Sextas feiras deveriam ser dias felizes. Creio eu. A exemplo de outros iguais que pensam com igual cor. Os bebedores de cerveja sonham com os finais de semana. Muitos o antecipam para um dia antes.

No meu caso, considerando-se meu lado médico, em verdade deveras é assim. Não tenho atendimento em unidades de saúde públicas. Como nos demais dias de semana.

Sábado é dia nacional do caipirez. Quando me desvisto dos meus tênis de boa marca, das camisas sociais que abomino, das calças do mesmo tecido. Deixo aqui uma confissão que de tempos pra cá faz parte do meu interior. Cada vez mais me sinto anti-social. Como me sinto a vontade entre bichos e outros animais! Muitos os chamam de irracionais. Quem seria qual?

Daqui da janela da minha casa em construção, tomara em fase final, observo um rebanho de vacas solteiras pastejando bucolicamente entre suas iguais. Que paz elas me trazem…

Hoje vou pernoitar aqui. Entre cantos de pássaros silvestres. Em meio a vacas mugindo. De um amigo cão ladrando sua enorme fidelidade. Entre dois cavalos: uma égua que vai parir em poucos dias. Seu filho castanho, batizado em honra ao meu netinho querido – Theo.

A casa de um lance curto de escada ainda não tem camas. Quartos ela os têm. Mas pra que conforto? Se a gente o tem na cidade? Aqui, no município de Ijaci, beira lago do Funil, não tenho vizinhos senão os animais. Pra que viver em eterno ajuntamento, muro a muro, parede a parede, se aqui a linha divisória se mede, a frente, pelas águas plácidas da represa. Do lado esquerdo com um pasto de vacas pastando. Do lado direito posso ver minha égua, quase mãe segunda perto da baia, onde lhe é servida ração de boa qualidade. Aos fundos, perto de um pomar jovem, meu cão Del Rey se recuperando de uma internação por uma virose quase letal. Não fosse pela presteza do atendimento de um competente médico dos bichos ele não ladraria aqui perto. Separado da sua mãe equina fica o potrinho de mesmo nome do meu netinho. Não vou repetir que se trata do Theo Horse.

Que noite aprazível me espera. Ao lado de meus animais e de outros que não me conhecem bem. Ainda não lhes fui apresentado. Neste caso, “muito prazer” eu diria.

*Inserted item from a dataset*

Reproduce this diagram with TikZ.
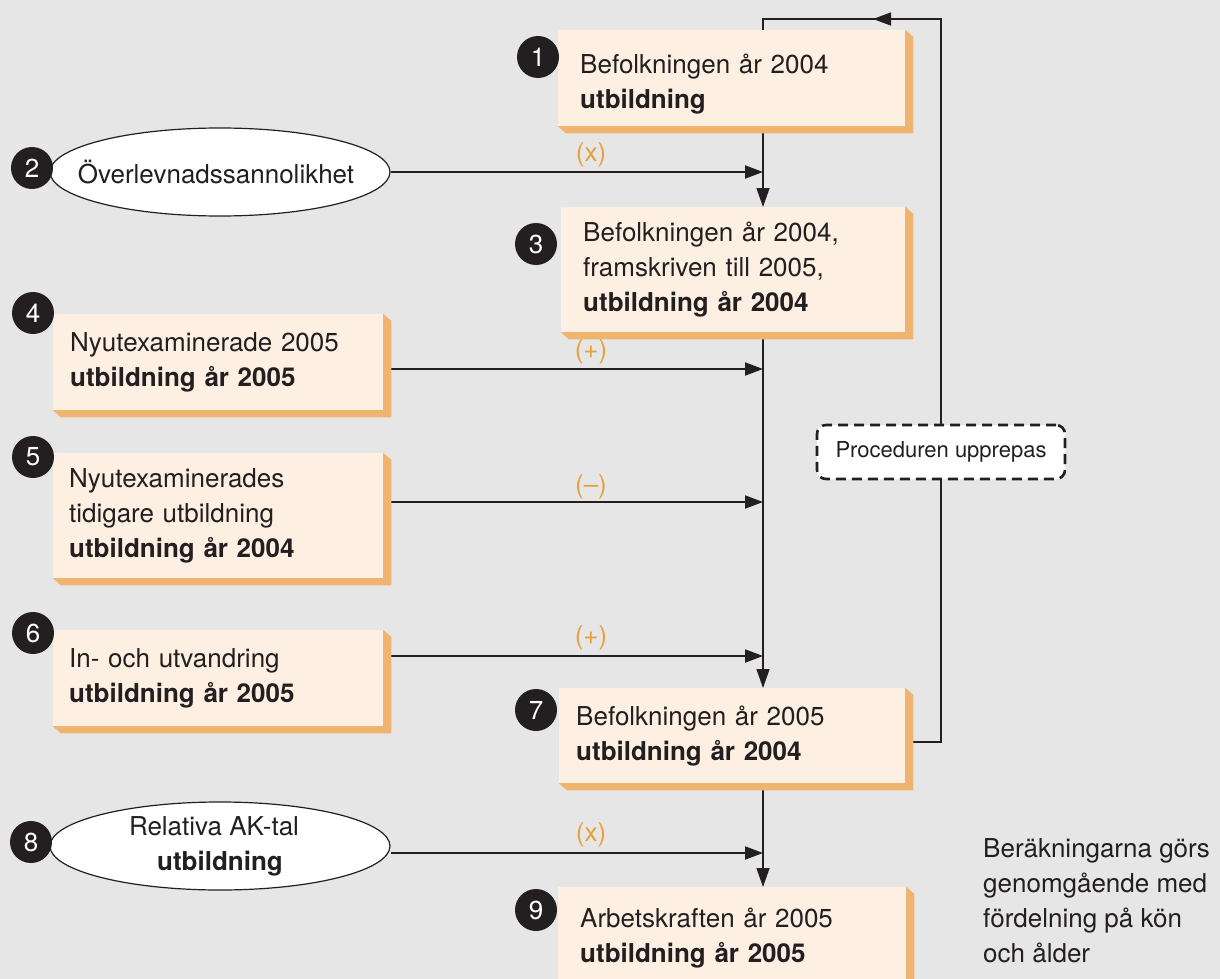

Voltando a cidade perto, no dia de ontem, assim que tentei dizer boa tarde ao amável porteiro do condomínio, estava com meu fone de ouvido ligado, como pelo mesmo portão entreaberto adentrava um excelente profissional dentista, fui até ele na tentativa inglória de marcar hora.

Estava me sentindo feliz. Era sexta-feira, vinte de outubro.

No exato momento em que eu, de ouvidos abertos, fui prosear rapidamente com meu dentista, apareceu, do nada, em velocidade não condizente com o local, um veículo desequilibrado. Não ele, pobre carro. E sim sua condutora. Desafeta minha e da minha pequena grande mulher. Não vou declinar o motivo. Fica para depois.

A dona do carro desceu furiosa. Pronta a entrar em vias de fato. Não nos atracamos, como era de sua vontade, por dois motivos listrados a seguir: ela penso ser mulher, me deixaria todo arranhado. Talvez até mordido. Em partes visíveis. E assim fugi da luta, para evitar mal pior.

A besta fera, munida de dois celulares, ligava e religava. Não sei a quem. Tomara ao deus daria. Jeito nela talvez não. A besta fera não toma jeito. Quem sabe dela é o pobre marido.

Agorinha mesmo vacas pastejam. Carneiros não.

Já ontem, sexta-feira, dia internacional do bom humor, ao sair do lindo logradouro onde moro feliz, quase uma besta fera me deixou debaixo das rodas de um carro. Atropelado, trôpego, talvez mortinho da silva. Apesar de me chamarem pelo sobrenome Rodarte de Abreu.